Quatrième de couverture :
Philippe Pratx, créateur et webmestre du site Indes réunionnaises, professeur de Lettres ayant exercé en France métropolitaine, en Afrique Noire, en Guyane et à la Réunion, photographe à ses heures, a très tôt touché à la création littéraire. Il poursuit en ce domaine un parcours personnel à l'écart des modes comme des traditions, jouant sur le brouillage des genres, les échos textuels et les limites du pouvoir des mots.
Après de longues années sur cette voie, il réunit pour les deux aeuvres publiées dans ce volume, les fruits de deux passions : pour la civilisation indienne et pour l'écriture.
Le recueil de nouvelles - métissé de roman épistolaire - Lettres de Shandili explore un univers indien à la fois consciencieusement scruté et réinventé. Mais ses enjeux littéraires vont au-delà : disant beaucoup tout en laissant toujours l'essentiel dans le pâle éclat du non-dit, les textes du recueil constituent en eux-mêmes et dans le tissu de correspondances qu'ils entretiennent, un paysage spirituel.
En regard, les poèmes du Devîsadangei, attribués au poète tamoul Aridam, sont un prolongement ou un préalable à ce paysage. Parce qu'une traduction se donne par essence comme perpétuellement par défaut, ces textes à la légèreté presque fruste veulent témoigner de la difficulté de tout langage à appréhender le spirituel.



Lettres de Shandili, évoquant par le titre un roman épistolaire, est en fait un recueil de nouvelles, bien qu’émaillé des lettres d’une jeune femme à un mystérieux destinataire. Ces lettres créent une forme de cohésion entre tous ces récits distincts, comme un recueil caché dans le recueil. Ce qui n’empêche pas les nouvelles elles-mêmes de se répondre ; elles s’effleurent les unes les autres, avec plus ou moins d’insistance, mais toujours en subtilité.

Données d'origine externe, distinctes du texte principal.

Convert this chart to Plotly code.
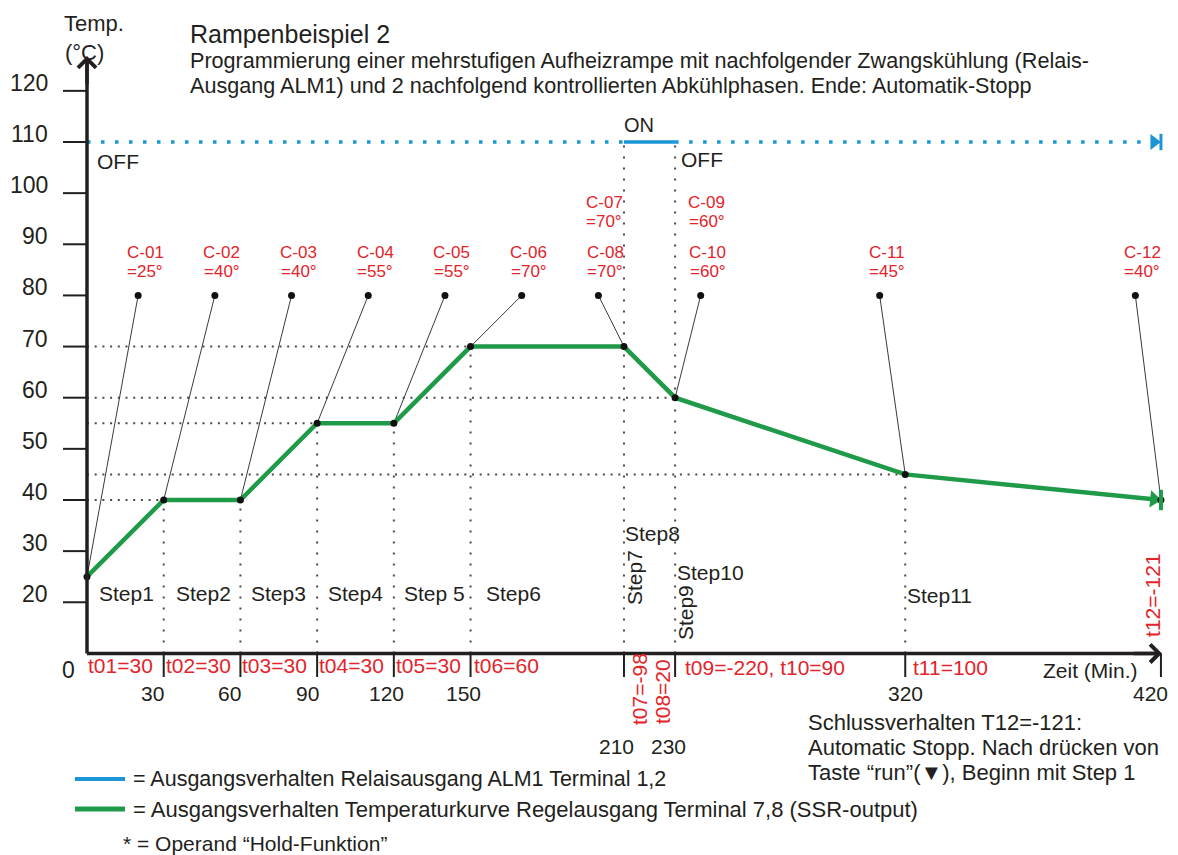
import math
import plotly.graph_objects as go

# ---------------- data ----------------
time_pts = [0, 30, 60, 90, 120, 150, 210, 230, 320, 420]      # Zeit (Min.)
temp_pts = [25, 40, 40, 55, 55, 70, 70, 60, 45, 40]           # Temp. (°C)

relay_level = 110
relay_on = [210, 230]
time_end = 420
axis_base = 10          # value where the time axis sits (labelled "0")

y_tick_vals = [20, 30, 40, 50, 60, 70, 80, 90, 100, 110, 120]
x_tick_vals = [30, 60, 90, 120, 150, 210, 230, 320, 420]
x_tick_text = ["30", "60", "90", "120", "150", "210", "230", "320", "420"]

callout_ids = ["C-01", "C-02", "C-03", "C-04", "C-05", "C-06", "C-08", "C-10", "C-11", "C-12"]
callout_vals = ["=25°", "=40°", "=40°", "=55°", "=55°", "=70°", "=70°", "=60°", "=45°", "=40°"]
callout_level = 80
extra_ids = ["C-07", "C-09"]
extra_vals = ["=70°", "=60°"]

step_names = ["Step1", "Step2", "Step3", "Step4", "Step 5", "Step6",
              "Step7", "Step8", "Step9", "Step10", "Step11"]
seg_labels = ["t01=30", "t02=30", "t03=30", "t04=30", "t05=30", "t06=60",
              "t07=-98", "t08=20", "t09=-220, t10=90", "t11=100", "t12=-121"]

# ---------------- layout helpers ----------------
W, H = 1178, 855
X0PX, KX = 87.0, 2.557        # px of t=0, px per minute
Y110PX, KY = 142.0, 5.114     # px of 110 °C, px per °C


def dx(px):
    return (px - X0PX) / KX


def dy(py):
    return 110 - (py - Y110PX) / KY


FONT = "Liberation Sans, Arial, sans-serif"
DARK = "#231f20"
RED = "#e3242b"
GREEN = "#1f9a48"
BLUE = "#1b95d5"
GRID = "#4a4a4a"

ann = []
shapes = []


def txt(x, y, s, size=21, color=DARK, xanchor="center", yanchor="middle",
        angle=0, xshift=0, yshift=0):
    ann.append(dict(x=x, y=y, xref="x", yref="y", text=s, showarrow=False,
                    font=dict(size=size, color=color, family=FONT),
                    xanchor=xanchor, yanchor=yanchor, textangle=angle,
                    xshift=xshift, yshift=yshift))


def seg(x0, y0, x1, y1, color=DARK, width=2, dash=None):
    line = dict(color=color, width=width)
    if dash:
        line["dash"] = dash
    shapes.append(dict(type="line", xref="x", yref="y", x0=x0, y0=y0,
                       x1=x1, y1=y1, line=line, layer="above"))


fig = go.Figure()

# ---- dotted guide lines derived from the vertices ----
hx, hy, vx, vy = [], [], [], []
seen = {temp_pts[0]}
for t, v in zip(time_pts[1:-1], temp_pts[1:-1]):
    if v not in seen:
        seen.add(v)
        hx += [0, t, None]
        hy += [v, v, None]
    top = relay_level if t in relay_on else v
    vx += [t, t, None]
    vy += [axis_base, top, None]
fig.add_trace(go.Scatter(x=hx, y=hy, mode="lines", hoverinfo="skip",
                         line=dict(color=GRID, width=2, dash="2px,5.7px")))
fig.add_trace(go.Scatter(x=vx, y=vy, mode="lines", hoverinfo="skip",
                         line=dict(color=GRID, width=2, dash="2px,9px")))

# ---- relay output ALM1 ----
fig.add_trace(go.Scatter(x=[0, relay_on[0], None, relay_on[1], time_end - 4],
                         y=[relay_level] * 2 + [None] + [relay_level] * 2,
                         mode="lines", hoverinfo="skip",
                         line=dict(color=BLUE, width=3.5, dash="3.5px,10.5px")))
fig.add_trace(go.Scatter(x=relay_on, y=[relay_level, relay_level], mode="lines",
                         line=dict(color=BLUE, width=3.5), hoverinfo="skip"))
tri_r = 7.0
fig.add_trace(go.Scatter(x=[time_end - tri_r / KX], y=[relay_level], mode="markers",
                         marker=dict(symbol="triangle-right", size=2 * tri_r,
                                     color=BLUE), hoverinfo="skip"))
seg(time_end, relay_level - 1.6, time_end, relay_level + 1.6, color=BLUE, width=3)

# ---- callout leader lines ----
callout_offset = [20, 20, 20, 20, 20, 20, -10, 10, -10, -10]
cx, cy, dotx = [], [], []
for t, v, off in zip(time_pts, temp_pts, callout_offset):
    cx += [t + off, t, None]
    cy += [callout_level, v, None]
    dotx.append(t + off)
fig.add_trace(go.Scatter(x=cx, y=cy, mode="lines", hoverinfo="skip",
                         line=dict(color="#3a3a3a", width=1)))

# ---- temperature curve ----
fig.add_trace(go.Scatter(x=time_pts, y=temp_pts, mode="lines",
                         line=dict(color=GREEN, width=4.5), hoverinfo="x+y"))
# arrow head at the end of the curve
dxp = (time_pts[-1] - time_pts[-2]) * KX
dyp = (temp_pts[-2] - temp_pts[-1]) * KY
ang = math.degrees(math.atan2(dyp, dxp))
L = math.hypot(dxp, dyp)
fig.add_trace(go.Scatter(x=[time_pts[-1] - tri_r * dxp / L / KX],
                         y=[temp_pts[-1] + tri_r * dyp / L / KY],
                         mode="markers", hoverinfo="skip",
                         marker=dict(symbol="triangle-right", size=2 * tri_r + 1,
                                     angle=ang, color=GREEN)))
seg(time_pts[-1], temp_pts[-1] - 2, time_pts[-1], temp_pts[-1] + 2, color=GREEN, width=4)

fig.add_trace(go.Scatter(x=time_pts, y=temp_pts, mode="markers", hoverinfo="skip",
                         marker=dict(color="#111111", size=7)))
fig.add_trace(go.Scatter(x=dotx, y=[callout_level] * len(dotx), mode="markers",
                         hoverinfo="skip", marker=dict(color="#111111", size=7)))

# ---- axes ----
seg(0, axis_base, 0, dy(62), width=3.5)
seg(0, axis_base, dx(1155), axis_base, width=3.5)
ann.append(dict(x=0, y=dy(56), xref="x", yref="y", ax=0, ay=30, text="",
                showarrow=True, arrowhead=4, arrowsize=1.0, arrowwidth=3.5,
                arrowcolor=DARK))
ann.append(dict(x=dx(1162), y=axis_base, xref="x", yref="y", ax=-30, ay=0, text="",
                showarrow=True, arrowhead=4, arrowsize=1.0, arrowwidth=3.5,
                arrowcolor=DARK))
for v in y_tick_vals:
    seg(dx(63), v, 0, v, width=2)
    txt(dx(50), v, str(v), size=23, xanchor="right", yshift=8)
txt(dx(68), dy(670), "0", size=23)
x_label_py = [693, 693, 693, 693, 693, 746, 746, 693, 693]
x_label_shift = [-11, -11, -10, -7, -7, -7, -7, 0, -10]
for v, s, py, sh in zip(x_tick_vals, x_tick_text, x_label_py, x_label_shift):
    seg(v, axis_base, v, dy(677), width=2)
    txt(v, dy(py), s, size=21, xshift=sh)
txt(dx(1090), dy(670), "Zeit (Min.)", size=21)

# ---- axis title / titles ----
txt(dx(94), dy(23), "Temp.", size=22)
txt(dx(84), dy(52), "(°C)", size=22)
txt(dx(188), dy(34), "Rampenbeispiel 2", size=25, xanchor="left")
txt(dx(188), dy(60), "Programmierung einer mehrstufigen Aufheizrampe mit nachfolgender "
    "Zwangskühlung (Relais-", size=21.6, xanchor="left")
txt(dx(188), dy(85), "Ausgang ALM1) und 2 nachfolgend kontrollierten Abkühlphasen. "
    "Ende: Automatik-Stopp", size=21.6, xanchor="left")

# ---- relay labels ----
txt(relay_on[0], dy(125), "ON", size=20, xanchor="left", xshift=-2)
txt(0, dy(161), "OFF", size=21, xanchor="left", xshift=8)
txt(relay_on[1], dy(159), "OFF", size=21, xanchor="left", xshift=4)

# ---- callout labels ----
for d, cid, cv in zip(dotx, callout_ids, callout_vals):
    txt(d, dy(252), cid, size=17, color=RED, xshift=7)
    txt(d, dy(271), cv, size=17, color=RED, xshift=7)
for d, cid, cv in zip([dotx[6], dotx[7]], extra_ids, extra_vals):
    txt(d, dy(202), cid, size=17, color=RED, xshift=6)
    txt(d, dy(221), cv, size=17, color=RED, xshift=6)

# ---- step labels ----
step_pos = [  # (time, py, angle, xanchor, xshift)
    (0, 593, 0, "left", 10), (30, 593, 0, "left", 10), (60, 593, 0, "left", 9),
    (90, 593, 0, "left", 9), (120, 593, 0, "left", 8), (150, 593, 0, "left", 13),
    (210, 577, -90, "center", 10), (210, 533, 0, "left", -1),
    (230, 613, -90, "center", 10), (230, 572, 0, "left", 0),
    (320, 595, 0, "left", 0)]
for s, (t, py, a, xa, sh) in zip(step_names, step_pos):
    txt(t, dy(py), s, size=21, angle=a, xanchor=xa, xshift=sh)

seg_pos = [
    (0, 665, 0, "left", -1), (30, 665, 0, "left", 0), (60, 665, 0, "left", 0),
    (90, 665, 0, "left", 0), (120, 665, 0, "left", 0), (150, 665, 0, "left", 1),
    (210, 689, -90, "center", 15), (230, 692, -90, "center", -13),
    (230, 667, 0, "left", 8), (320, 667, 0, "left", 6),
    (420, 595, -90, "center", -9)]
for s, (t, py, a, xa, sh) in zip(seg_labels, seg_pos):
    txt(t, dy(py), s, size=21, color=RED, angle=a, xanchor=xa, xshift=sh)

# ---- end behaviour note ----
txt(dx(806), dy(722), "Schlussverhalten T12=-121:", size=22, xanchor="left")
txt(dx(806), dy(747), "Automatic Stopp. Nach drücken von", size=22, xanchor="left")
txt(dx(806), dy(772), "Taste “run”(▼), Beginn mit Step 1", size=22, xanchor="left")

# ---- legend (drawn) ----
seg(dx(75), dy(779), dx(125), dy(779), color=BLUE, width=4)
seg(dx(75), dy(809), dx(125), dy(809), color=GREEN, width=5)
txt(dx(131), dy(779), "= Ausgangsverhalten Relaisausgang ALM1 Terminal 1,2",
    size=21.5, xanchor="left")
txt(dx(131), dy(809), "= Ausgangsverhalten Temperaturkurve Regelausgang Terminal 7,8 (SSR-output)",
    size=22, xanchor="left")
txt(dx(121), dy(843), "* = Operand “Hold-Funktion”", size=21, xanchor="left")

fig.update_xaxes(range=[dx(0), dx(W)], visible=False, fixedrange=True)
fig.update_yaxes(range=[dy(H), dy(0)], visible=False, fixedrange=True)
fig.update_layout(width=W, height=H, margin=dict(l=0, r=0, t=0, b=0, pad=0),
                  plot_bgcolor="white", paper_bgcolor="white", showlegend=False,
                  annotations=ann, shapes=shapes, font=dict(family=FONT, color=DARK))

fig.write_html("out.html", config={"displayModeBar": False},
               post_script="document.body.style.margin='0';document.body.style.overflow='hidden';")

L’écriture est belle et tout en finesse, comme j’avais déjà pu l’apprécier dans Le Soir, Lilith du même auteur. J’ai retrouvé la même magie qui sourdait des résumés de films auxquels avait participé Lilith, mais pas seulement. Il se dégage de ces deux livres la même ambiance fantastique, bien que le roman soit plus sombre que le recueil.

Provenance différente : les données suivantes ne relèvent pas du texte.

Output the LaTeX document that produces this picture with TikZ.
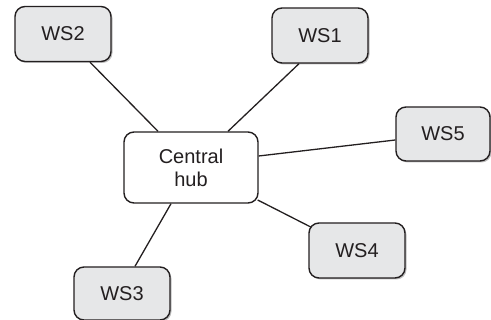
\documentclass[tikz,border=0pt]{standalone}
\usepackage{fontspec}
\setmainfont{Liberation Sans}
\usetikzlibrary{shadows}
\definecolor{boxfill}{HTML}{E6E7E8}
\definecolor{ink}{HTML}{231F20}
\begin{document}
\begin{tikzpicture}[x=1pt,y=-1pt,
  ws/.style={draw=ink, line width=1.4pt, rounded corners=10pt, fill=boxfill,
    minimum width=96pt, minimum height=55pt, inner sep=0pt,
    font=\fontsize{20}{24}\selectfont, text=ink,
    drop shadow={shadow xshift=1.5pt, shadow yshift=-1.5pt, fill=black!25, opacity=1}},
  hubbox/.style={draw=ink, line width=1.4pt, rounded corners=10pt, fill=white,
    minimum width=134pt, minimum height=71pt, inner sep=0pt, align=center,
    font=\fontsize{20}{23}\selectfont, text=ink},
  link/.style={draw=ink, line width=1.3pt}]
\useasboundingbox (0,0) rectangle (491,320);
\node[ws] (ws2) at (63,34) {WS2};
\node[ws] (ws1) at (320,35.5) {WS1};
\node[ws, minimum width=94pt, minimum height=54pt] (ws5) at (443,134) {WS5};
\node[ws] (ws4) at (357,250.5) {WS4};
\node[ws, minimum height=53pt] (ws3) at (122,293.5) {WS3};
\node[hubbox] (hub) at (191,167.5) {Central\\hub};
\draw[link] ([xshift=27pt]ws2.south) -- ([xshift=-33pt]hub.north);
\draw[link] ([xshift=-21pt]ws1.south) -- ([xshift=37pt]hub.north);
\draw[link] ([yshift=-6pt]ws5.west) -- ([yshift=11.5pt]hub.east);
\draw[link] ([xshift=-1pt,yshift=-32.5pt]hub.east) -- ([xshift=3pt,yshift=-5pt]ws4.north west);
\draw[link] ([xshift=-20pt]hub.south) -- ([xshift=13pt]ws3.north);
\end{tikzpicture}
\end{document}
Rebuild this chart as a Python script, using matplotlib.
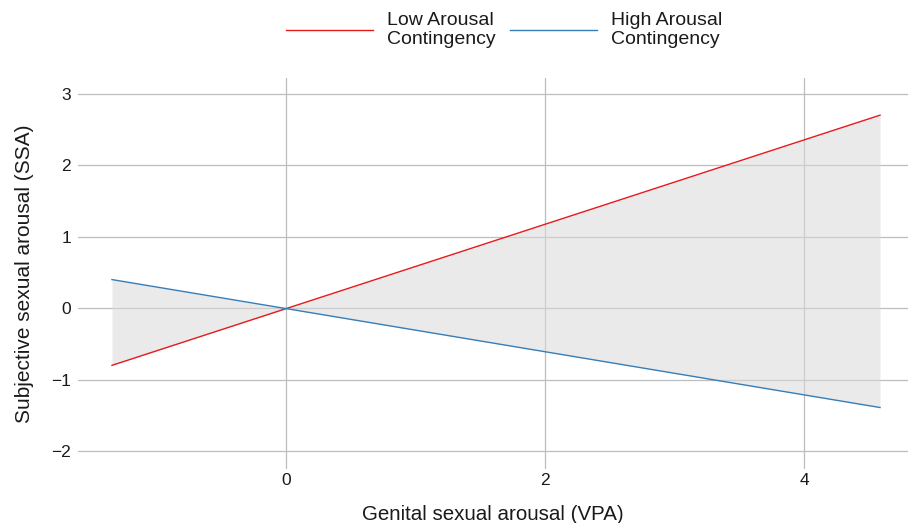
import matplotlib
matplotlib.use("Agg")
import matplotlib.pyplot as plt
import numpy as np

plt.rcParams['font.family'] = ['Liberation Sans', 'DejaVu Sans']

# Data
x_vals = [-1.344, 4.587]
low_arousal = [-0.80, 2.70]
high_arousal = [0.40, -1.39]
series_labels = ["Low Arousal\nContingency", "High Arousal\nContingency"]
x_ticks = [0, 2, 4]
y_ticks = [-2, -1, 0, 1, 2, 3]

fig = plt.figure(figsize=(9.08, 5.23), dpi=100)
ax = fig.add_axes([78/908, 54/523, 1 - 78/908, (469-78)/523])

ax.set_xlim(-1.606, 4.803)
ax.set_ylim(-2.25, 3.22)

grid_c = '#bdbdbd'
for xt in x_ticks:
    ax.axvline(xt, color=grid_c, lw=0.9, zorder=1)
for yt in y_ticks:
    ax.axhline(yt, color=grid_c, lw=0.9, zorder=1)

ax.fill_between(x_vals, low_arousal, high_arousal, color='#d9d9d9', alpha=0.55, lw=0, zorder=2)
l1, = ax.plot(x_vals, low_arousal, color='#e41a1c', lw=1.0, zorder=3)
l2, = ax.plot(x_vals, high_arousal, color='#377eb8', lw=1.0, zorder=3)

ax.set_xticks(x_ticks)
ax.set_yticks(y_ticks)
ax.set_yticklabels(['\u22122', '\u22121', '0', '1', '2', '3'])
ax.tick_params(length=0, labelsize=12.5, colors='#1a1a1a')
ax.tick_params(axis='x', pad=3)
ax.tick_params(axis='y', pad=5)
for s in ax.spines.values():
    s.set_visible(False)

ax.set_xlabel('Genital sexual arousal (VPA)', fontsize=14.8, color='#1a1a1a', labelpad=12)
ax.set_ylabel('Subjective sexual arousal (SSA)', fontsize=15, color='#1a1a1a', labelpad=12.5)

leg = fig.legend([l1, l2], series_labels, loc='center', bbox_to_anchor=(0.555, 1 - 30/523),
           ncol=2, frameon=False, fontsize=14, handlelength=4.5, handletextpad=0.72,
           columnspacing=0.72, labelcolor='#1a1a1a', borderaxespad=0)
for t in leg.get_texts():
    t.set_linespacing(1.15)

fig.savefig('out.png', dpi=100)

Les récits qui composent ce singulier ouvrage sont très souvent écrits à la première personne, témoignant d’un événement marquant dans la vie du narrateur qui le rend ainsi d’emblée plus accessible au lecteur, l’impliquant intimement dans son histoire, même s’il trouvera sans doute un peu perturbant parfois de passer d’un confident à l’autre. Ce sont des nouvelles tissées d’ambiances et d’impressions plus que d’action ; elles forment un ensemble poétique qui cristallise la fragilité fugace d’instants qui sont ou deviennent hors du commun. Elles sont parfois terre-à-terre, à ce qu’il peut sembler de prime abord, souvent évanescentes ou ouvertement mystiques, elles se révèlent, en tout cas, toujours inspirées et parlent à l’âme du lecteur, le poussent à ressentir et réfléchir. Elles sont les étapes d’un cheminement, comme des lettres immenses sur un parchemin qu’on ne peut lire car on en fait partie.
L’ouvrage s’ouvre sur une nouvelle troublante, Urvashî, dont j’ai aimé l’ambiance floue, qui rappelle un délire fiévreux et qui séduira tout amateur de fantastique. Celle-ci donne le ton. Vient ensuite une succession de textes tout aussi fascinants que je ne pourrais tous évoquer sans gâcher la découverte à qui veut bien me lire. Il est très difficile d’évoquer une nouvelle sans lui enlever sa substantifique moelle.
J’ai adoré L’inventaire du coffre aux épices, ode aux sens, extrêmement poétique, La rivière et ses réflexions autant philosophiques que spirituelles… Et je ne peux omettre de mentionner Jeu de miroirs, texte brillant, un des joyaux de ce recueil et en même temps fermoir qui les relie tous.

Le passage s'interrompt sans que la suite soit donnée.